Les cas d'infections transmissibles sexuellement et par le sang (ITSS) augmentent à un rythme important depuis dix ans au Québec, au point où le ministère de la Santé et des Services sociaux parle maintenant d'une «épidémie silencieuse».

Cette année, environ 40 000 Québécois recevront un diagnostic d'ITSS, a révélé cet après-midi le directeur national de santé publique du Québec, le Dr Alain Poirier, lors de la présentation du Quatrième rapport national sur l'état de santé de la population.

«Le mot épidémie veut simplement dire, non pas qu'il y a une perte de contrôle, mais que ça augmente tout le temps», a affirmé le Dr Poirier. «Quand année après année, c'est la situation, on ne peut pas faire autrement que de parler d'épidémie. Et parce qu'on n'en parle pas assez, moi je la qualifie, et d'autres l'ont qualifiée avant moi, de silencieuse.»

Les chiffres rendus public sont préoccupants. Depuis 1998, la chlamydia, la gonorrhée et la syphilis connaissent une augmentation rapide et constante au sein de la population. Selon le rapport, le nombre de cas de syphilis infectieuse est passé d'un par mois en 2001 à un par jour en 2006. Durant la dernière décennie, plus de 100 000 cas de chlamydia ont été recensés dans la province tandis que plus de 1650 cas de gonorrhée ont été déclarés en 2008 seulement.
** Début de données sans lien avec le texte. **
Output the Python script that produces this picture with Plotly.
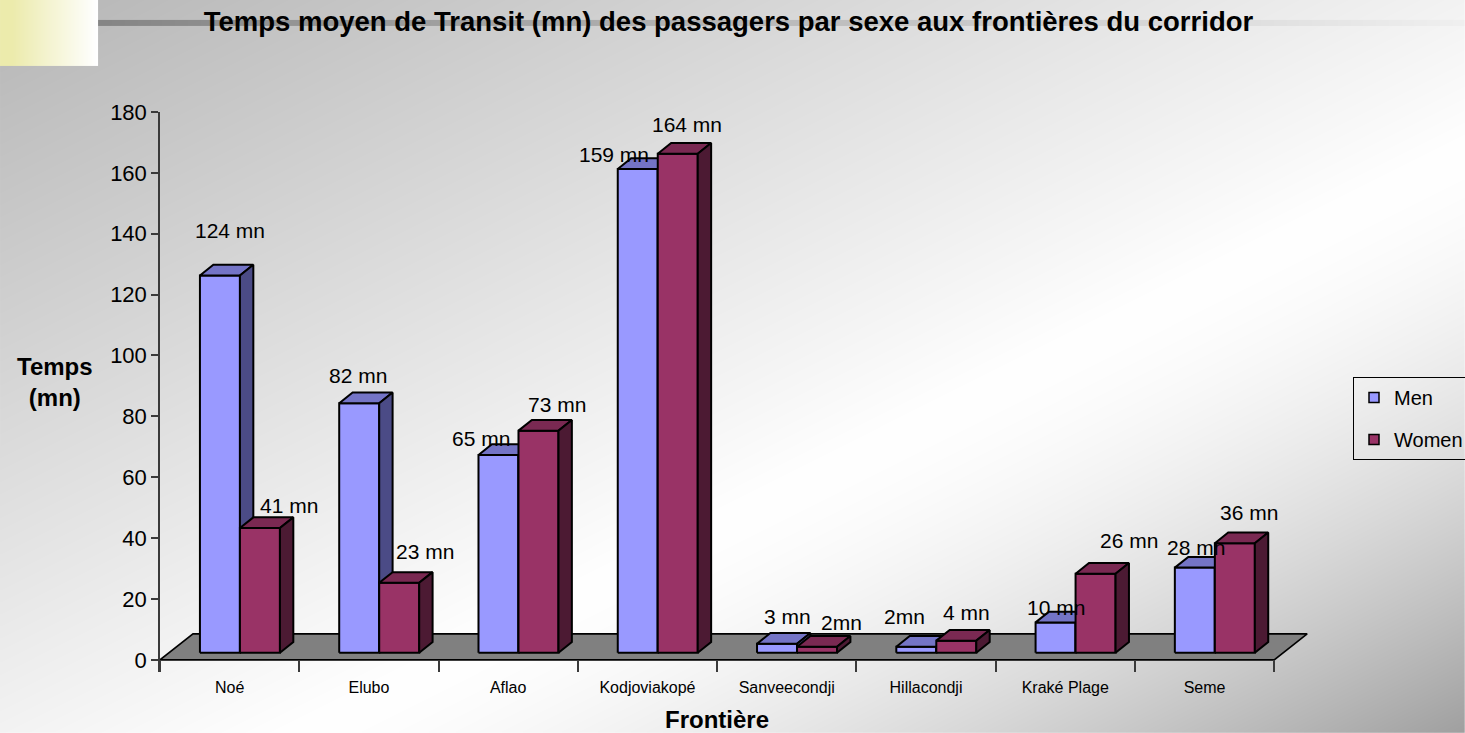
import base64
import struct
import zlib

import numpy as np
import plotly.graph_objects as go

# ---------------- data ----------------
frontieres = ["Noé", "Elubo", "Aflao", "Kodjoviakopé", "Sanveecondji",
              "Hillacondji", "Kraké Plage", "Seme"]
hommes = [124, 82, 65, 159, 3, 2, 10, 28]
femmes = [41, 23, 73, 164, 2, 4, 26, 36]
etiquettes_hommes = ["124 mn", "82 mn", "65 mn", "159 mn", "3 mn", "2mn", "10 mn", "28 mn"]
etiquettes_femmes = ["41 mn", "23 mn", "73 mn", "164 mn", "2mn", "4 mn", "26 mn", "36 mn"]
y_ticks = [0, 20, 40, 60, 80, 100, 120, 140, 160, 180]

# label nudges (pixels, right / up) as placed in the original chart
dx_h = [10, -1, -17, -24, 10, -12, 0, 1]
dy_h = [45, 28, 17, 14, 27, 30, 15, 20]
dx_f = [29, 26, 19, 9, 24, 10, 33, 14]
dy_f = [23, 31, 26, 29, 24, 28, 33, 31]

# ---------------- geometry / style ----------------
W, H = 1465, 733
PX, PY = 139.3, 3.044           # pixels per category unit / per minute
ML, Y0PX = 160, 660
XMAX, YMIN, YMAX = 8.25, -4, 180
PW = XMAX * PX
PH = (YMAX - YMIN) * PY
MT = Y0PX - YMAX * PY
MB = H - MT - PH
MR = W - ML - PW

BAR_W = 40 / PX
PAIR_SHIFT = 10.3 / PX
BASE = 7 / PY                   # bars stand mid-depth on the floor
DDX, DDY = 13.4 / PX, 10.7 / PY # bar depth
FDX, FDY = 33 / PX, 26 / PY     # floor depth

FONT = "Liberation Sans, Arial, sans-serif"
C_MEN = ("#9999FF", "#7474C6", "#4B4B86")
C_WOM = ("#993366", "#7A2952", "#4C1A33")


def png_uri(img):
    h, w, _ = img.shape
    a = img.astype(np.int16)
    f = np.empty((h, 1 + w * 3), dtype=np.uint8)
    f[:, 0] = 2
    f[0, 0] = 0
    f[0, 1:] = img[0].reshape(-1)
    f[1:, 1:] = ((a[1:] - a[:-1]) % 256).astype(np.uint8).reshape(h - 1, -1)

    def chunk(tag, data):
        return (struct.pack(">I", len(data)) + tag + data
                + struct.pack(">I", zlib.crc32(tag + data) & 0xFFFFFFFF))

    ihdr = struct.pack(">IIBBBBB", w, h, 8, 2, 0, 0, 0)
    png = (b"\x89PNG\r\n\x1a\n" + chunk(b"IHDR", ihdr)
           + chunk(b"IDAT", zlib.compress(f.tobytes(), 9)) + chunk(b"IEND", b""))
    return "data:image/png;base64," + base64.b64encode(png).decode()


# slide background: diagonal grey gradient, yellow corner block, grey title rule
xs = (np.arange(W) + 0.5)[None, :]
ys = (np.arange(H) + 0.5)[:, None]
u = xs / W + ys / H
v = np.where(u <= 1.2, 182 + 73 * (u / 1.2),
             255 - 95 * np.clip((u - 1.2) / 0.8, 0, 1) ** 1.6)
bg = np.repeat(v[:, :, None], 3, axis=2)
t = np.clip((np.arange(98) - 10) / 85.0, 0, 1)[None, :, None]
yellow = np.array([236, 235, 172])[None, None, :]
bg[0:66, 0:98, :] = yellow * (1 - t) + 255 * t
xl = np.arange(98, W)
line_c = 133 + (240 - 133) * (xl - 98) / (W - 98)
bg[20:26, 98:W, :] = line_c[None, :, None]
bg_uri = png_uri(np.clip(bg, 0, 255).astype(np.uint8))


def polys(vals, x0s, kind):
    xs_, ys_ = [], []
    for x0, val in zip(x0s, vals):
        x1 = x0 + BAR_W
        top = BASE + val
        if kind == "front":
            px = [x0, x1, x1, x0, x0]
            py = [BASE, BASE, top, top, BASE]
        elif kind == "top":
            px = [x0, x1, x1 + DDX, x0 + DDX, x0]
            py = [top, top, top + DDY, top + DDY, top]
        else:
            px = [x1, x1 + DDX, x1 + DDX, x1, x1]
            py = [BASE, BASE + DDY, top + DDY, top, BASE]
        xs_ += px + [None]
        ys_ += py + [None]
    return xs_, ys_


n = len(frontieres)
x0_men = [i + 0.5 + PAIR_SHIFT - BAR_W for i in range(n)]
x0_wom = [i + 0.5 + PAIR_SHIFT for i in range(n)]

fig = go.Figure()

# floor
fig.add_trace(go.Scatter(
    x=[0, n, n + FDX, FDX, 0], y=[0, 0, FDY, FDY, 0], mode="lines",
    fill="toself", fillcolor="#808080", line=dict(color="black", width=1.6),
    showlegend=False, hoverinfo="skip"))

for vals, x0s, cols, name in ((hommes, x0_men, C_MEN, "Men"),
                              (femmes, x0_wom, C_WOM, "Women")):
    for kind, col in zip(("front", "top", "side"), cols):
        px, py = polys(vals, x0s, kind)
        fig.add_trace(go.Scatter(
            x=px, y=py, mode="lines", fill="toself", fillcolor=col,
            line=dict(color="black", width=2), showlegend=False,
            hoverinfo="skip", name=name))

# legend entries
for name, col, grp in (("Men", C_MEN[0], "a"), ("Women", C_WOM[0], "b")):
    fig.add_trace(go.Scatter(
        x=[None], y=[None], mode="markers", name=name, legendgroup=grp,
        marker=dict(symbol="square", size=10, color=col,
                    line=dict(color="black", width=1.5))))

annotations = []
for i in range(n):
    annotations.append(dict(
        x=x0_men[i] + BAR_W / 2, y=BASE + hommes[i], xref="x", yref="y",
        text=etiquettes_hommes[i], showarrow=False, xshift=dx_h[i], yshift=dy_h[i],
        font=dict(family=FONT, size=21, color="black")))
    annotations.append(dict(
        x=x0_wom[i] + BAR_W / 2, y=BASE + femmes[i], xref="x", yref="y",
        text=etiquettes_femmes[i], showarrow=False, xshift=dx_f[i], yshift=dy_f[i],
        font=dict(family=FONT, size=21, color="black")))

annotations.append(dict(
    x=(55 - ML) / PW, y=(MT + PH - 382) / PH, xref="paper", yref="paper",
    xanchor="center", yanchor="middle",
    text="Temps<br>(mn)", showarrow=False, align="center",
    font=dict(family=FONT, size=24, color="black", weight="bold")))
annotations.append(dict(
    x=(717 - ML) / PW, y=(MT + PH - 720) / PH, xref="paper", yref="paper",
    xanchor="center", yanchor="middle",
    text="Frontière", showarrow=False,
    font=dict(family=FONT, size=24, color="black", weight="bold")))

fig.update_layout(
    width=W, height=H,
    margin=dict(l=ML, r=MR, t=MT, b=MB, pad=0),
    paper_bgcolor="white",
    plot_bgcolor="rgba(0,0,0,0)",
    font=dict(family=FONT, color="black"),
    title=dict(
        text="Temps moyen de Transit (mn) des passagers par sexe aux frontières du corridor",
        x=728.5 / W, xanchor="center", y=1 - 21 / H, yanchor="middle",
        font=dict(family=FONT, size=27.5, color="black", weight="bold")),
    images=[dict(source=bg_uri, xref="paper", yref="paper",
                 x=-ML / PW, y=(MT + PH) / PH, sizex=W / PW, sizey=H / PH,
                 xanchor="left", yanchor="top", sizing="stretch", layer="below")],
    xaxis=dict(
        range=[0, XMAX], showgrid=False, zeroline=False, showline=False,
        tickmode="array", tickvals=[i + 0.5 for i in range(n)], ticktext=frontieres,
        ticks="", tickfont=dict(family=FONT, size=16, color="black"),
        ticklabelstandoff=4,
        minor=dict(tickmode="array", tickvals=list(range(n + 1)), ticks="inside",
                   ticklen=12, tickwidth=1.5, tickcolor="#3a3a3a", showgrid=False),
        fixedrange=True),
    yaxis=dict(
        range=[YMIN, YMAX], showgrid=False, zeroline=False, showline=True,
        linecolor="#3a3a3a", linewidth=1.5, tickmode="array", tickvals=y_ticks,
        ticks="outside", ticklen=7, tickwidth=1.5, tickcolor="#3a3a3a",
        tickfont=dict(family=FONT, size=22, color="black"), fixedrange=True),
    legend=dict(
        xref="container", yref="container", x=1353 / W, y=1 - 377 / H,
        xanchor="left", yanchor="top", bgcolor="rgba(0,0,0,0)",
        bordercolor="black", borderwidth=1, tracegroupgap=13,
        traceorder="grouped", font=dict(family=FONT, size=20, color="black")),
    annotations=annotations,
    showlegend=True,
    hovermode=False,
)

fig.write_html(
    "out.html",
    config={"displayModeBar": False},
    post_script="document.body.style.margin='0';document.body.style.overflow='hidden';",
)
Des statistiques inquiétantes, puisque selon le Dr Poirier, environ 50% des femmes qui ont recours à la fertilisation in vitro au Québec auraient souffert d'une chlamydia ou d'une gonorrhée non traitée.

Pour ce qui est du virus de l'immunodéficience humaine (VIH), le nombre de nouveau cas semble assez stable depuis 2003, oscillant entre 336 et 456 nouveaux cas annuellement.

Les populations les plus touchées sont les jeunes, les homosexuels, les utilisateurs de drogues injectables, les détenus et les prostituées.

En marge de la conférence de presse du Dr Poirier, le président de la Clinique L'Actuel, le docteur Réjean Thomas, a qualifié ces augmentations de dramatiques. Il les attribue à la baisse du port du condom et au fait que la peur du VIH a beaucoup diminué avec l'arrivée de la trithérapie.

Le spécialiste de la question des ITSS a également critiqué la disparition des cours de Formation personnelle et sociale du cursus de l'école secondaire. Depuis quelques années, les notions liées à la sexualité sont abordés dans différents cours comme ceux de biologie ou de sciences et technologies.

«La disparition de l'éducation sexuelle dans les écoles, ce n'est pas banal. Ce n'est pas vrai que c'est un professeur de mathématiques qui va parler du port du condom. Les compétences transversales là-dedans, ça ne marche pas.»

Selon son évaluation, les fonds destinés à la prévention ne sont pas suffisants. Selon le Dr Poirier, le budget cette année pour la prévention des ITSS est de 27 millions de dollars.

«Pourquoi investit-on dans les traitements et non la prévention? À la Clinique l'Actuel, on a 150 nouveaux cas de trithérapie à chaque année. Quand on pense que ça coûte 20 000 à 25 000 $ par année par patient payé par le gouvernement. Par ailleurs, on paye pour les traitements pour la procréation, mais pendant ce temps 30 à 40% des cas de stérilité sont causés par les cas de gonorrhée et syphilis non traitées. On n'a pas fait le virage prévention qu'il faudrait faire», a-t-il remarqué.